Tuesday, April 2, 2013

REVIEW: A389 RECORDINGS MMXIII MIXTAPE




Happy Tuesday, motherlickers. A389 Recordings has posted their MMXIII Digital Mixtape, including 40 songs from their roster of excellent, depraved bands. If you work an office job like me but can wear headphones, this mix is the key to feeling like you’re paid to listen to outstanding heavy music. This delusion will lead you through the day and into the crusty fray as cuts from assorted sludge/crust/hardcore/everything-ornery-and-aggressive bands beat you silly and toss you to the sewer crocodiles.

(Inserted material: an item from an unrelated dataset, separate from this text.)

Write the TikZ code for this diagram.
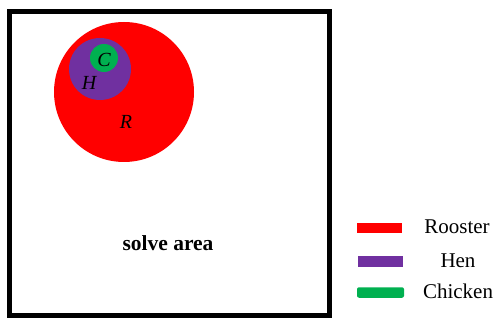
\documentclass[tikz,border=0pt]{standalone}
\usepackage{fontspec}
\setmainfont{Liberation Serif}
\usetikzlibrary{positioning}
\definecolor{rooster}{HTML}{FF0000}
\definecolor{hen}{HTML}{7030A0}
\definecolor{chick}{HTML}{00B050}

\begin{document}
\begin{tikzpicture}[x=1pt,y=-1pt,
  disc/.style={circle,inner sep=0pt,minimum size=#1},
  lab/.style={font=\fontsize{20}{24}\selectfont\itshape,inner sep=0pt},
  keybar/.style={inner sep=0pt,minimum width=45pt,minimum height=10.5pt},
  keytext/.style={font=\fontsize{21}{25}\selectfont,inner sep=0pt}]
  \useasboundingbox (0,0) rectangle (495,320);
  % solve area
  \draw[line width=5pt] (9.5,11.5) rectangle (329.5,315.5);
  \node[font=\fontsize{21.5}{26}\selectfont\bfseries,inner sep=0pt] (area) at (168,243) {solve area};
  % nested populations
  \node[disc=140pt,fill=rooster] (R) at (124,92) {};
  \node[disc=62pt,fill=hen] (H) at (100,69) {};
  \node[disc=28pt,fill=chick] (C) at (104,58) {};
  \node[lab] (Rlab) at (126,122) {R};
  \node[lab] (Hlab) at (89,83) {H};
  \node[lab] (Clab) at (104,60) {C};
  % legend
  \node[keybar,fill=rooster] (kR) at (379.5,228) {};
  \node[keybar,fill=hen] (kH) at (380,261.5) {};
  \node[keybar,fill=chick,rounded corners=2pt,minimum width=47pt] (kC) at (380.5,292.5) {};
  \node[keytext] (tR) at (457,227) {Rooster};
  \node[keytext] (tH) at (458,261) {Hen};
  \node[keytext] (tC) at (458,291) {Chicken};
\end{tikzpicture}
\end{document}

There are a bunch of fantastic new songs here, from lurching psych-sludge (Pharaoh) to the sky-punching crossover attack of Integrity. Just a few quick notes regarding some of the new tracks: The Love Below and Vilipend both sound like they’re screaming on the way to an asylum. Eddie Brock’s new song features vocals that could punch right through Spiderman’s skull. “The Burden” by Junior Bruce is a formidable beast that has melodic tendencies, even if the vocalist’s throat sounds like it’s been shredded with whiskey and ground-up Fiberglass. If I had to choose one band that represents the diversity of this wicked label it would have to be Noisem, who rip, rage, and stomp through the barriers of a thousand sub-genres in their fantastic song “Severed.”


There isn’t a weak link in this mix. From Eyehategod and Ringworm to Mister Growl favorites (Young and in the Way/Ilsa) to dangerous bands already featured on this website (Iron Reagan/Ancient Shores/Cynarae), A389 has got your scarred, crusty ass covered.